Traditionally, wines have been named after the primary grapes used to make the wine and the location where those grapes were grown--a region or a specific vineyard. This is still the case in historic wine-making areas like Bordeaux and Burgundy. "New world" wines, from areas without a long history of wine making, tend to have brand names--less descriptive but often more creative, like the popular Australian label Yellow Tail. Hobbyist wine makers can consider both methods when naming a homemade wine.
Start with the grapes used to make your wine. Pinot noir, chardonnay and cabernet sauvignon are known as varietals. If your wine features a particular varietal, consider incorporating it into the name. Bonny Doon Vineyard's Syrah Le Pousseur is an example of a wine made primarily from the syrah grape. If it's a special blend, you could also indicate that in the name by calling it a "vintner's blend," like Abacela Vintner's Blend #10 from Oregon.
Consider the geographic area where your grapes were grown. Depending on where you live, your grapes may be from a known wine region like the popular California winery, Gallo of Sonoma, or from an up-and-coming area, like the Texas Hills Vineyard. Including the geographic location in the wine name could be reassuring, if the grapes are from an area that people are familiar with, or fun, if the wine is from an unusual place.
Think about including the vineyard name if all the grapes came from one. The famous Bordeaux wine, Chateau Mouton-Rothschild, is named after the wine estate where the grapes are grown and the wine is produced. French wine makers use the word "terroir" to describe a grape's character as a result of the soil in which it's grown. If you feel the terroir gives your wine its essential character, this is an idea for a name. Particularly if you grew the grapes yourself (even if your "vineyard" is your backyard), it would be meaningful to associate the wine with the land where the grapes were grown.
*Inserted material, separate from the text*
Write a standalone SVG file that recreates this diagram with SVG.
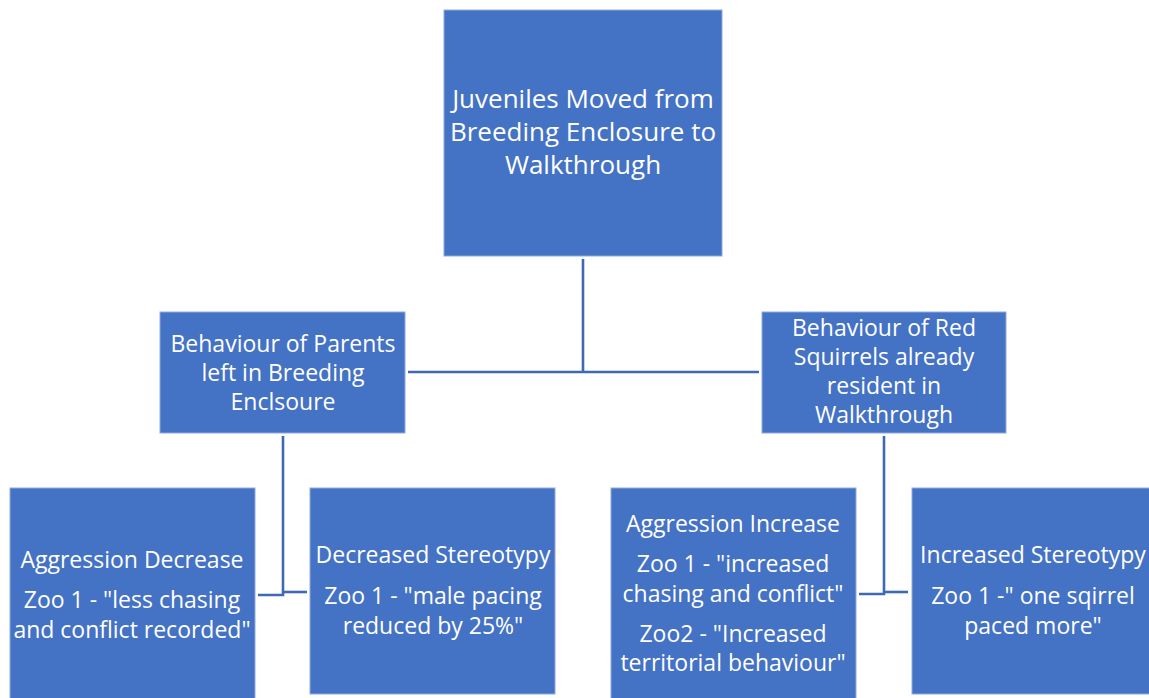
<svg xmlns="http://www.w3.org/2000/svg" width="1149" height="698" viewBox="0 0 1149 698">
<style>
.box{fill:#4472C4;stroke:#8FAADC;stroke-width:1}
.t{font-family:"Open Sans","Noto Sans","Liberation Sans",sans-serif;fill:#fff;text-anchor:middle;font-size:23px}
.big{font-size:26px}
.c{fill:none;stroke:#3F68B5;stroke-width:2.6}
</style>
<rect width="1149" height="698" fill="#fff"/>
<g id="connectors">
<path class="c" d="M583,259 V372"/>
<path class="c" d="M408,372 H759"/>
<path class="c" d="M283,436 V595 H258"/>
<path class="c" d="M283,592 H307"/>
<path class="c" d="M884,436 V594 H859"/>
<path class="c" d="M884,592 H908"/>
</g>
<g id="root">
<rect class="box" x="444" y="10" width="278" height="246"/>
<text class="t big" x="583" y="108">Juveniles Moved from</text>
<text class="t big" x="583" y="141">Breeding Enclosure to</text>
<text class="t big" x="583" y="174">Walkthrough</text>
</g>
<g id="parents">
<rect class="box" x="160" y="312" width="245" height="121"/>
<text class="t" x="283" y="352">Behaviour of Parents</text>
<text class="t" x="283" y="381">left in Breeding</text>
<text class="t" x="283" y="410">Enclsoure</text>
</g>
<g id="residents">
<rect class="box" x="762" y="312" width="244" height="121"/>
<text class="t" x="884" y="336">Behaviour of Red</text>
<text class="t" x="884" y="365">Squirrels already</text>
<text class="t" x="884" y="394">resident in</text>
<text class="t" x="884" y="423">Walkthrough</text>
</g>
<g id="aggr-decrease">
<rect class="box" x="10" y="488" width="245" height="215"/>
<text class="t" x="132" y="568">Aggression Decrease</text>
<text class="t" x="132" y="608">Zoo 1 - "less chasing</text>
<text class="t" x="132" y="638">and conflict recorded"</text>
</g>
<g id="stereo-decrease">
<rect class="box" x="310" y="488" width="245" height="206"/>
<text class="t" x="433" y="563">Decreased Stereotypy</text>
<text class="t" x="433" y="604">Zoo 1 - "male pacing</text>
<text class="t" x="433" y="634">reduced by 25%"</text>
</g>
<g id="aggr-increase">
<rect class="box" x="611" y="488" width="245" height="215"/>
<text class="t" x="733" y="532">Aggression Increase</text>
<text class="t" x="733" y="572">Zoo 1 - "increased</text>
<text class="t" x="733" y="602">chasing and conflict"</text>
<text class="t" x="733" y="642">Zoo2 - "Increased</text>
<text class="t" x="733" y="671">territorial behaviour"</text>
</g>
<g id="stereo-increase">
<rect class="box" x="912" y="488" width="245" height="206"/>
<text class="t" x="1033" y="563">Increased Stereotypy</text>
<text class="t" x="1033" y="604">Zoo 1 -" one sqirrel</text>
<text class="t" x="1033" y="634">paced more"</text>
</g>
</svg>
Brainstorm words that describe your wine or your personality. Don't think about it too much, just have fun with the process. A brand name can be anything--serious, silly, romantic, sentimental or idiosyncratic. For example, the California wine, Marilyn Merlot, imparts an instant impression of the winemaker's sensibility. Even though you're making the wine for personal consumption, it's good to have a name that conveys meaning about the wine.
Compile all the ideas you've just collected: the varietal, geographic region, vineyard and branding notes. Write them down and play around with the words in various configurations. From these concepts you'll be able to create a name for your wine.
These suggestions are for the amateur winemaker making wine for personal consumption, not the commercial vintner. If you are making wines for commercial sale, you must research the local and federal laws about wine labeling and trademarks.